De eiser voert hierbij aan dat het uit de lucht schieten van de drone een onrechtmatige handeling is en dat de schutter daardoor aansprakelijk is voor de schade.
Verweer
Gedaagde voert verweer en stelt dat er sprake is van eigen schuld van de eiser. Eigen schuld, omdat hij de drone onrechtmatig liet vliegen boven het grondgebied van de ouders van de gedaagde en daarmee filmde. De gedaagde stelt dat hiermee inbreuk is gepleegd op de privacy. De schutter beticht de dronebestuurder ook van uitlokking.
Gedaagde erkent wel dat hij niet had moeten schieten, maar bestrijdt dat de schade dáárvan het gevolg is.
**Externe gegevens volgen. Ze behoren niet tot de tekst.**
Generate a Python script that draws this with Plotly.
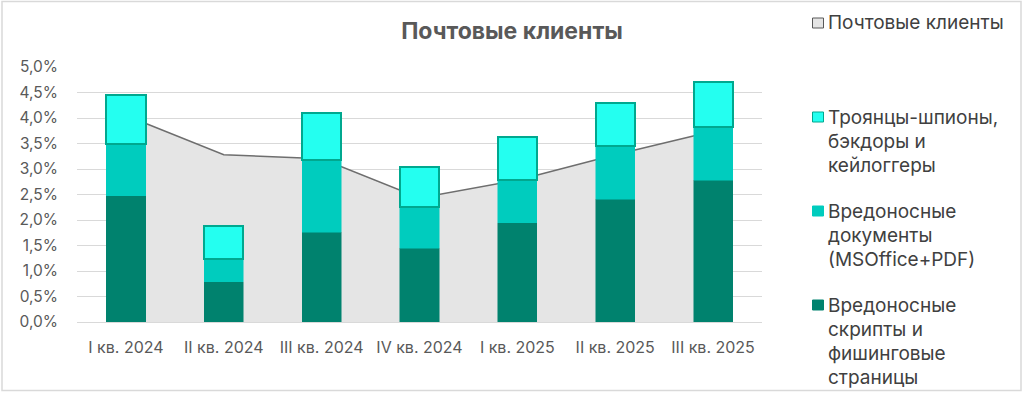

De drone zou eerder al eens tegen een boom gevlogen zijn en gedaagde stelt dat de drone gecontroleerd geland was en slechts een kapotgeschoten rotor zou kunnen hebben.
Tegenvordering
De schutter stelt een tegenvordering in:
– Dat de rechter oordeelt dat de eiser onrechtmatig heeft gehandeld door met een drone met camera boven het eigendom van de buren te hebben gevlogen en filmbeelden te hebben gemaakt.
– Daarnaast dat dit verboden wordt met een dwangsom en dat de gemaakte videobeelden verstrekt moeten worden.
De dronebestuurder is het niet eens met de tegenvordering. Hij stelt dat het vliegen met de drone niet onrechtmatig is, omdat hij zich houdt aan de luchtvaartwetgeving. Ook zegt hij dat het filmen niet onrechtmatig is, omdat hij alleen algemene 180 graden beelden opneemt en niet uit is op schending van de privacy.
Beoordeling
Er komen twee gerechtelijke uitspraken in deze zaak. In de eerste uitspraak wordt slechts beoordeeld of de buurjongen met de drone, al dan niet filmend, boven het terrein van gedaagde mag vliegen. De tweede uitspraak van een aantal maanden later gaat over de overige eisen. De reden hiervan is dat de partijen mogelijk tussentijds een mediationtraject ingaan.
De rechter geeft aan dat er nog weinig specifieke regelgeving is voor het vliegen met drones. Het vliegen met drones valt onder de Wet Luchtvaart die het vliegen in het Nederlandse luchtruim verbiedt, tenzij is voldaan aan de eisen en voorschriften in deze wet. Deze wet verwijst daarnaast nog naar de Regeling modelvliegen.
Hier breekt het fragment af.